Items listed in a dataset

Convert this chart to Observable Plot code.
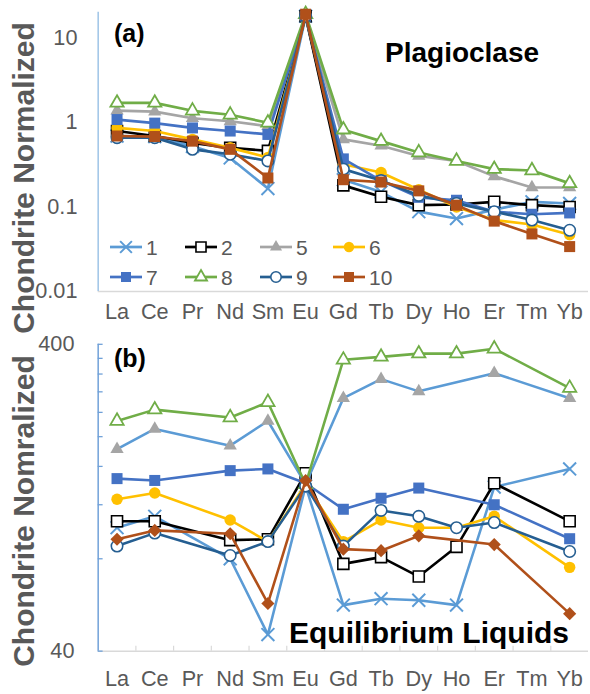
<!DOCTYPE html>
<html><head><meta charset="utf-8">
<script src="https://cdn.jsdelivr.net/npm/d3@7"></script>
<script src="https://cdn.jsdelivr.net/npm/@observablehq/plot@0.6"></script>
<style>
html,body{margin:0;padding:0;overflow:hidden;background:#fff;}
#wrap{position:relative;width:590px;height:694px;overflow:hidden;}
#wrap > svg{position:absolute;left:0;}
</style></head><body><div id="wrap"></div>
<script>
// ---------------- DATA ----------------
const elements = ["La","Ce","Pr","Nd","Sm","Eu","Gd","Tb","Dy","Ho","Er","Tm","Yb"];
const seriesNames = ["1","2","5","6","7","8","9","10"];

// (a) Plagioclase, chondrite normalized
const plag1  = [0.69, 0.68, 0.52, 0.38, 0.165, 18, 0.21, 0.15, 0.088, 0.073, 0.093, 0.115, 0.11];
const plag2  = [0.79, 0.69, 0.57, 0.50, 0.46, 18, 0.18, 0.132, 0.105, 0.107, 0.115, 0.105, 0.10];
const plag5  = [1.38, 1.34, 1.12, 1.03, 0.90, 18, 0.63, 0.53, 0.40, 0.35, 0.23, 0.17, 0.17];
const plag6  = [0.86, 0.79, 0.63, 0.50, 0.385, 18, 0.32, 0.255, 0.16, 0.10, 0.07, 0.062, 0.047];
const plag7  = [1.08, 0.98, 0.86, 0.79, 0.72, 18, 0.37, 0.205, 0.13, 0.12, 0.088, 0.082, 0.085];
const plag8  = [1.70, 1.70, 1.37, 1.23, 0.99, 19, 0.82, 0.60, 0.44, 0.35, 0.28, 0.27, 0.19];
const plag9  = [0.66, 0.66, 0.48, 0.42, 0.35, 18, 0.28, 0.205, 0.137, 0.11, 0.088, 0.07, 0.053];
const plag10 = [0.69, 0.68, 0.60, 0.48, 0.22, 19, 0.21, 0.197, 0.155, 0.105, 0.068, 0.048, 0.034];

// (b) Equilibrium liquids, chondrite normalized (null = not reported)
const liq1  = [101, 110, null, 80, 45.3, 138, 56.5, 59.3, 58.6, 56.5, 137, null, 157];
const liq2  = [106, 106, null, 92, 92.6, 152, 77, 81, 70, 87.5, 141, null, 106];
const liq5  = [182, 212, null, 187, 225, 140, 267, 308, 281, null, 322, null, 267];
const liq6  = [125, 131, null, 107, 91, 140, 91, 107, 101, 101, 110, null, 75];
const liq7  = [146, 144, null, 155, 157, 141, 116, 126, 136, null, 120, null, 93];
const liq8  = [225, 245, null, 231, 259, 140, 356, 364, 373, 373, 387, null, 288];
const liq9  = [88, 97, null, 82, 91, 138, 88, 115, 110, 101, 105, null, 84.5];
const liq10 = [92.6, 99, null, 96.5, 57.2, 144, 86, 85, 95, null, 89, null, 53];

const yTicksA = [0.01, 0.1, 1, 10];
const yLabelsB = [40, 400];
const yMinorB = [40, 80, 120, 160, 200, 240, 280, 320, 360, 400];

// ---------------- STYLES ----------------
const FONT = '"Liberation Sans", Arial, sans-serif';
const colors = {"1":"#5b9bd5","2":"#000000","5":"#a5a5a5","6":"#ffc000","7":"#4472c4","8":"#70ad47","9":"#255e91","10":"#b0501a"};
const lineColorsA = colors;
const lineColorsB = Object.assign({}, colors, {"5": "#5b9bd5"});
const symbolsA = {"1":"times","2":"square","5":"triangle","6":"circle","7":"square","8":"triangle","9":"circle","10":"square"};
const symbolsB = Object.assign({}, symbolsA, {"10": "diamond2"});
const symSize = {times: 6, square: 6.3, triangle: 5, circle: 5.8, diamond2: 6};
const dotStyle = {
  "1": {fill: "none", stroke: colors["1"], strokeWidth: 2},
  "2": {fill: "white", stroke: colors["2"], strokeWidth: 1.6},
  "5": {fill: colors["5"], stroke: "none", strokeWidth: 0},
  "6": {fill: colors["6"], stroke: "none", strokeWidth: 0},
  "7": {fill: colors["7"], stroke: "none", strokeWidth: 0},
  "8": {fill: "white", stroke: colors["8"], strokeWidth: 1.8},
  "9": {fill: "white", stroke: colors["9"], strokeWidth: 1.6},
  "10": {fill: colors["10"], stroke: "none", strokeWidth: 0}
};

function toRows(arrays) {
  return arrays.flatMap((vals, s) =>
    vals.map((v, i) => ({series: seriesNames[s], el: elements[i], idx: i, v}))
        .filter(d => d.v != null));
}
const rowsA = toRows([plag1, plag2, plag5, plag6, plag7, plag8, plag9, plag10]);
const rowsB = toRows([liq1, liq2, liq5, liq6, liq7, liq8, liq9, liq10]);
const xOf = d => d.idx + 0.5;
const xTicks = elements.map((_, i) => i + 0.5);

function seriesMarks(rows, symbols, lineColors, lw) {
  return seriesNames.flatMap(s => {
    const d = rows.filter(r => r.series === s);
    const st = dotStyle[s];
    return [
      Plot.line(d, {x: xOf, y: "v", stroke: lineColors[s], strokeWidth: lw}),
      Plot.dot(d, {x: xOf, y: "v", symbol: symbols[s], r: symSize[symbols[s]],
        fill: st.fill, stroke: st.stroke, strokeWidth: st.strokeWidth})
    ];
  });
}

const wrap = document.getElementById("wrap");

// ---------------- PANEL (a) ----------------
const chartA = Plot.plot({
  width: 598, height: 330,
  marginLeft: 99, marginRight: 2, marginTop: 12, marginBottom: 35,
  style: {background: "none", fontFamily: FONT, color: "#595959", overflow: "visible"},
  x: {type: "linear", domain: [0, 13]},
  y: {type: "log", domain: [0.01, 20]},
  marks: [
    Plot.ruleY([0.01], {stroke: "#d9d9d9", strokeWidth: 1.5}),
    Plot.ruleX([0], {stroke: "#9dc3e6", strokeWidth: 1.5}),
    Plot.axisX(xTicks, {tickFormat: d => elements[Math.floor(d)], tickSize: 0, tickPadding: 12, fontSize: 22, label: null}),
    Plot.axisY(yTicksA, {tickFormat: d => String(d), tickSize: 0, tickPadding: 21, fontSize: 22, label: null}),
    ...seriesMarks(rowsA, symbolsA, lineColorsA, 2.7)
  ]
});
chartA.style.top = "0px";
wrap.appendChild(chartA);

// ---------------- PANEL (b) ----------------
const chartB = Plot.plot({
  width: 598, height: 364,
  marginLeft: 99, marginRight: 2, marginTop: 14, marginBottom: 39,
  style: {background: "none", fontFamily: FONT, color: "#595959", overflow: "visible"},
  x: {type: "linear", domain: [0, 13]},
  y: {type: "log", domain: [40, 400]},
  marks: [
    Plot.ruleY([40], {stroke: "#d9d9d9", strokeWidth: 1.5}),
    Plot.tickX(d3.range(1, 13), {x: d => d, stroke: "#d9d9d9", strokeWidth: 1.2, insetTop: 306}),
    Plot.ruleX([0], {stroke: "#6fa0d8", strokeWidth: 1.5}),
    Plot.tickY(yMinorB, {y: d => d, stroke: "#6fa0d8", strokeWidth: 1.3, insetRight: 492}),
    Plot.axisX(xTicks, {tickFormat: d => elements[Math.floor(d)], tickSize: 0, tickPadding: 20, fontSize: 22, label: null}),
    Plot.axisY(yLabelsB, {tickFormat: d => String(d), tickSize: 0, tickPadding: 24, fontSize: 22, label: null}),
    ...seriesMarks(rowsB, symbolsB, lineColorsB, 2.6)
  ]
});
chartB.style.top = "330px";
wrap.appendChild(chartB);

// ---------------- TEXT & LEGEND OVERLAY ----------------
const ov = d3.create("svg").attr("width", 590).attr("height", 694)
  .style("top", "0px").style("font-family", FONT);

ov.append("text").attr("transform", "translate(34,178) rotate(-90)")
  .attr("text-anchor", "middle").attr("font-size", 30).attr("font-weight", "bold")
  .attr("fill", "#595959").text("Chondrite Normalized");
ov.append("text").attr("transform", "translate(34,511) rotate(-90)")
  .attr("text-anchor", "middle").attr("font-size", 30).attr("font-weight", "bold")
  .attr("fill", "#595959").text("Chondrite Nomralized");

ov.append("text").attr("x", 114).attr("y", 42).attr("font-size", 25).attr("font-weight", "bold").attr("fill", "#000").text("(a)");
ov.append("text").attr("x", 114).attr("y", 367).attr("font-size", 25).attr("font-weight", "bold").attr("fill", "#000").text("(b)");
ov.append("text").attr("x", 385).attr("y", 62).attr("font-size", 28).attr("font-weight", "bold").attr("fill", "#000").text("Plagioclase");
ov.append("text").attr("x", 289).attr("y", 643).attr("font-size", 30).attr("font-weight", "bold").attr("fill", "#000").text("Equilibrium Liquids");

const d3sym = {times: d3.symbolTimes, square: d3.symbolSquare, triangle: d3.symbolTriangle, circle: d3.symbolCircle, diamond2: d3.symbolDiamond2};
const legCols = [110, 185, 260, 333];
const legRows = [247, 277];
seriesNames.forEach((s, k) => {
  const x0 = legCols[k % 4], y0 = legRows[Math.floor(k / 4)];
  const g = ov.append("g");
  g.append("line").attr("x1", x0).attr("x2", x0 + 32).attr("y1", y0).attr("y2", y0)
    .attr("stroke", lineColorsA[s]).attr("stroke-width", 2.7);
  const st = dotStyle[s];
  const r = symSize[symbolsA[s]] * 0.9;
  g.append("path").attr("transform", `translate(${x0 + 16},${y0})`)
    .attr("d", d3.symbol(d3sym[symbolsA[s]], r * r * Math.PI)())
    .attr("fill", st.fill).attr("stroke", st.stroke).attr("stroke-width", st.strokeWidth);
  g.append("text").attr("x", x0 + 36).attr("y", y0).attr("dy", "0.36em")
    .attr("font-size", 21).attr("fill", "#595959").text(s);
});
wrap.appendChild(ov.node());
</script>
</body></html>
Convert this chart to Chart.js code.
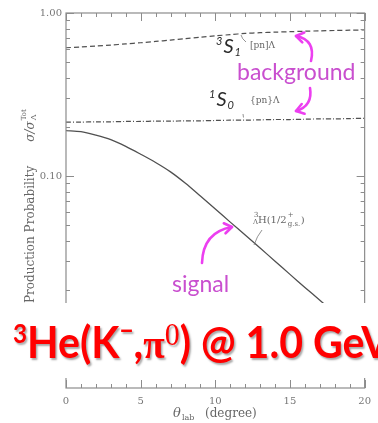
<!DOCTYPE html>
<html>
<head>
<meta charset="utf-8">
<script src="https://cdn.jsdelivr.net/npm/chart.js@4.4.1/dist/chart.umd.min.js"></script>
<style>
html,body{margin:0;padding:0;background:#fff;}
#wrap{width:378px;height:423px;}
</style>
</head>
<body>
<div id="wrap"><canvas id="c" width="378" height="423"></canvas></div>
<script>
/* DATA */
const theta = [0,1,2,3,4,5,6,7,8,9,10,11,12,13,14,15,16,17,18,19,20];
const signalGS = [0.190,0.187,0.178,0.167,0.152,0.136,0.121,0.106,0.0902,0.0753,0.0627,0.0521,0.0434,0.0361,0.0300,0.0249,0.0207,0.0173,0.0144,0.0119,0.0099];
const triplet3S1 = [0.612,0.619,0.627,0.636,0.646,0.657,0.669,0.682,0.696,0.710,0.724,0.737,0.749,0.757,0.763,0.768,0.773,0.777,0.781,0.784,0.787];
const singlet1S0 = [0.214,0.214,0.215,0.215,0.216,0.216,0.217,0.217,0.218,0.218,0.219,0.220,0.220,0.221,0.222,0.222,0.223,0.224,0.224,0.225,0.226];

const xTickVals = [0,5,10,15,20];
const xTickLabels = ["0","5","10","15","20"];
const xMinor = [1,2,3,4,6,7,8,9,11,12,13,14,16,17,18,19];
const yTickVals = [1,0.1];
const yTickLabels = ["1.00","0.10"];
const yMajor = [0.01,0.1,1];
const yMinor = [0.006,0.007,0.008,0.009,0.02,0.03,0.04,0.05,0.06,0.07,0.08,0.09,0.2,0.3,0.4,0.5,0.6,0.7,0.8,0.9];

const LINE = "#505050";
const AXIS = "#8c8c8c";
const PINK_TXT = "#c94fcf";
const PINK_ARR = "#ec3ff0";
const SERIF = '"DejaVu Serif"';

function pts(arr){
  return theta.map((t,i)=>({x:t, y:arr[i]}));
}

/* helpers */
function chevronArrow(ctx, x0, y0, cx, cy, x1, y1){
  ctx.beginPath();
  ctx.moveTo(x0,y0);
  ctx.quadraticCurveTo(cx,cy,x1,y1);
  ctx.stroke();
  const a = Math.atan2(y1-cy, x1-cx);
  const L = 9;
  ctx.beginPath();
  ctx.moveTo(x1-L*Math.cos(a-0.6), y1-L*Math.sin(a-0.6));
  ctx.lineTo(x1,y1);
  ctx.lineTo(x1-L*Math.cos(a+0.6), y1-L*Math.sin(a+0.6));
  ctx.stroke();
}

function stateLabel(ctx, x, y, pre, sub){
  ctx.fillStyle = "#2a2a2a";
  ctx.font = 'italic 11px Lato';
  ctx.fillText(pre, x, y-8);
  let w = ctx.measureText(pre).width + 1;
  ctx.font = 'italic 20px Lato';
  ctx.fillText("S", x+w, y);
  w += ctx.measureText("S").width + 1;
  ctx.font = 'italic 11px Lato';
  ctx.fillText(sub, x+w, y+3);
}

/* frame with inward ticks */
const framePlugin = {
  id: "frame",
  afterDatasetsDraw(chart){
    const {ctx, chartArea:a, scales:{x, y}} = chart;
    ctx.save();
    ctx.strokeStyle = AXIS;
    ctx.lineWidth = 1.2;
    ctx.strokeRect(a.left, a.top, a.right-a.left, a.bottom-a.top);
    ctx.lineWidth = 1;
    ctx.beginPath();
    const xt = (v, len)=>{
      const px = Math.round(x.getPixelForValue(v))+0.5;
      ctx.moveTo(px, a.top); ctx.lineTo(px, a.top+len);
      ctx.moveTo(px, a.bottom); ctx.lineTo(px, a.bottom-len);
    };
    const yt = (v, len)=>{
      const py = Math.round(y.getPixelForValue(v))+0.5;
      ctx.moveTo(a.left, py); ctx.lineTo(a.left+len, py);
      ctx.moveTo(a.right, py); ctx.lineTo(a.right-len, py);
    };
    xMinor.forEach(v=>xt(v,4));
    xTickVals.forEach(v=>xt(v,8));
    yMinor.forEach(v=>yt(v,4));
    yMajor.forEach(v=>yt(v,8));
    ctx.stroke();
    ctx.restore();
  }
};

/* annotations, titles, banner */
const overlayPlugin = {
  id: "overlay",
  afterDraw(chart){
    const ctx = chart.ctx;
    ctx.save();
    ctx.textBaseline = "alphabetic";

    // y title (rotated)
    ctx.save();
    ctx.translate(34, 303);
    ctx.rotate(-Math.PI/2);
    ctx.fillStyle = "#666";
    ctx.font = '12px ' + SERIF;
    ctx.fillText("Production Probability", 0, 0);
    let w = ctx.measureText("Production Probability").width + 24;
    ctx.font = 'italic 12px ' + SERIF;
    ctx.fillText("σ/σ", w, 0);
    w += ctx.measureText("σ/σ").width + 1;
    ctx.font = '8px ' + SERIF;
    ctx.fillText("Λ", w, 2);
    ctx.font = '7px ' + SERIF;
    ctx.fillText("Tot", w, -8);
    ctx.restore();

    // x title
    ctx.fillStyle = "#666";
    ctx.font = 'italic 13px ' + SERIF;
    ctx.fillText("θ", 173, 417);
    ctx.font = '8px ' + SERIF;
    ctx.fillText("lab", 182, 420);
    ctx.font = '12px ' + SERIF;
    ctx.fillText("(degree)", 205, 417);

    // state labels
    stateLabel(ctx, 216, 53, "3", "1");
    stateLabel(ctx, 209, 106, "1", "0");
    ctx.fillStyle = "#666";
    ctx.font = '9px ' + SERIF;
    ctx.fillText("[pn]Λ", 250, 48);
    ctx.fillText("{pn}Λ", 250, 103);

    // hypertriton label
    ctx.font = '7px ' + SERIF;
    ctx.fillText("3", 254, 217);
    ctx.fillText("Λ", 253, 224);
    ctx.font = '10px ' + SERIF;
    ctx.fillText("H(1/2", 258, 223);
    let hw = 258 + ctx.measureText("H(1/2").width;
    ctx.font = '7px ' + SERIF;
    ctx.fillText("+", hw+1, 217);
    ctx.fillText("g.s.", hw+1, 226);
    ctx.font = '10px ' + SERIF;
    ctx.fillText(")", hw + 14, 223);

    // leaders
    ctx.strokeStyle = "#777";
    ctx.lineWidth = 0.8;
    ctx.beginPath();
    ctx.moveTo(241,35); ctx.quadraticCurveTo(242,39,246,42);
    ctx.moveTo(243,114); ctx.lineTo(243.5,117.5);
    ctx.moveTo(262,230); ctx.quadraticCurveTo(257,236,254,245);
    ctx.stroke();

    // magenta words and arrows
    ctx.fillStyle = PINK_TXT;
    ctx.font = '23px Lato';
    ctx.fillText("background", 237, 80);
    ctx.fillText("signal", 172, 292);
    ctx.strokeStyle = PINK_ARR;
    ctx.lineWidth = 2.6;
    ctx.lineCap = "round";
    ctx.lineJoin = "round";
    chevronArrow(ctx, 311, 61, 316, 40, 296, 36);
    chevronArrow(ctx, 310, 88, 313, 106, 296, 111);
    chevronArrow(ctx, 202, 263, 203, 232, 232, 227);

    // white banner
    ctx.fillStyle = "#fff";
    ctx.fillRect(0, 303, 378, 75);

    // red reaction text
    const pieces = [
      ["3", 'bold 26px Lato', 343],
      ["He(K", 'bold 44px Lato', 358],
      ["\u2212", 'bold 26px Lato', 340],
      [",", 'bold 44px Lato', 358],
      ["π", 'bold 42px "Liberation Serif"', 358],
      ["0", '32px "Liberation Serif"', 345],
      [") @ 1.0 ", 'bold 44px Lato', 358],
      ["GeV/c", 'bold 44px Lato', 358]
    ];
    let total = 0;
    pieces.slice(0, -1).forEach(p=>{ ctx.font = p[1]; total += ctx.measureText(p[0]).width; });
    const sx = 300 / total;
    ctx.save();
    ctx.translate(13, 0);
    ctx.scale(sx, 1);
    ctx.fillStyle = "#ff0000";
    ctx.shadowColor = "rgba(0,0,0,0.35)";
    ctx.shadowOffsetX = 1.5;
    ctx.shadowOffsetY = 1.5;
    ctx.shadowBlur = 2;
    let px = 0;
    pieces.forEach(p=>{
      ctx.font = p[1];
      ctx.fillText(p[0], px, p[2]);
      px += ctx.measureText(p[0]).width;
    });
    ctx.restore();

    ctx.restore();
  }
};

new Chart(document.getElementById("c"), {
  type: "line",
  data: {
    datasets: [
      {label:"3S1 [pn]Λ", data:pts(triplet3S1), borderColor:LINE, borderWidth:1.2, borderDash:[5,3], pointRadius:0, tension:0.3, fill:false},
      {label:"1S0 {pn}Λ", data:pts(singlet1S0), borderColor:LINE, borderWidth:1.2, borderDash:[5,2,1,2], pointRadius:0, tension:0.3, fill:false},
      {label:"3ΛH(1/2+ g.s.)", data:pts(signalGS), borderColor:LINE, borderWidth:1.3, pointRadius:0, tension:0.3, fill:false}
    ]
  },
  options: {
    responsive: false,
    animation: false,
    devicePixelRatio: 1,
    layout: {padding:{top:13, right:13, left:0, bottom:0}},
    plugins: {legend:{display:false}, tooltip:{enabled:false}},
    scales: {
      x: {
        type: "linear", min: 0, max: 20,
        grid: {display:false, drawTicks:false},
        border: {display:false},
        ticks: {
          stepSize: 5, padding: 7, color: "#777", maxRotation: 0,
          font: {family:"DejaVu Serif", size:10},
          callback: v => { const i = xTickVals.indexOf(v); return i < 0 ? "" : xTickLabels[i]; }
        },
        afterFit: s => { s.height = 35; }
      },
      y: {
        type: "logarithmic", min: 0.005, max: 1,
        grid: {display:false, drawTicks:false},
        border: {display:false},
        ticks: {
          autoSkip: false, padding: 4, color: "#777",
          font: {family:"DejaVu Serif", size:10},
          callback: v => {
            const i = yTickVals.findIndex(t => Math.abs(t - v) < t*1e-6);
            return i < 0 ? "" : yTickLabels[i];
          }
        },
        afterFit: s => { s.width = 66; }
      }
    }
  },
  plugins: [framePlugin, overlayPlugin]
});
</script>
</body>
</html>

> TASK PROMPT: Begin with the first line of the entries above and write out each line exactly, ending with the line containing "0.068, 0.048, 0.034];". Leave out pictures.

> RESPONSE:
Convert this chart to Observable Plot code.
<!DOCTYPE html>
<html><head><meta charset="utf-8">
<script src="https://cdn.jsdelivr.net/npm/d3@7"></script>
<script src="https://cdn.jsdelivr.net/npm/@observablehq/plot@0.6"></script>
<style>
html,body{margin:0;padding:0;overflow:hidden;background:#fff;}
#wrap{position:relative;width:590px;height:694px;overflow:hidden;}
#wrap > svg{position:absolute;left:0;}
</style></head><body><div id="wrap"></div>
<script>
// ---------------- DATA ----------------
const elements = ["La","Ce","Pr","Nd","Sm","Eu","Gd","Tb","Dy","Ho","Er","Tm","Yb"];
const seriesNames = ["1","2","5","6","7","8","9","10"];

// (a) Plagioclase, chondrite normalized
const plag1  = [0.69, 0.68, 0.52, 0.38, 0.165, 18, 0.21, 0.15, 0.088, 0.073, 0.093, 0.115, 0.11];
const plag2  = [0.79, 0.69, 0.57, 0.50, 0.46, 18, 0.18, 0.132, 0.105, 0.107, 0.115, 0.105, 0.10];
const plag5  = [1.38, 1.34, 1.12, 1.03, 0.90, 18, 0.63, 0.53, 0.40, 0.35, 0.23, 0.17, 0.17];
const plag6  = [0.86, 0.79, 0.63, 0.50, 0.385, 18, 0.32, 0.255, 0.16, 0.10, 0.07, 0.062, 0.047];
const plag7  = [1.08, 0.98, 0.86, 0.79, 0.72, 18, 0.37, 0.205, 0.13, 0.12, 0.088, 0.082, 0.085];
const plag8  = [1.70, 1.70, 1.37, 1.23, 0.99, 19, 0.82, 0.60, 0.44, 0.35, 0.28, 0.27, 0.19];
const plag9  = [0.66, 0.66, 0.48, 0.42, 0.35, 18, 0.28, 0.205, 0.137, 0.11, 0.088, 0.07, 0.053];
const plag10 = [0.69, 0.68, 0.60, 0.48, 0.22, 19, 0.21, 0.197, 0.155, 0.105, 0.068, 0.048, 0.034];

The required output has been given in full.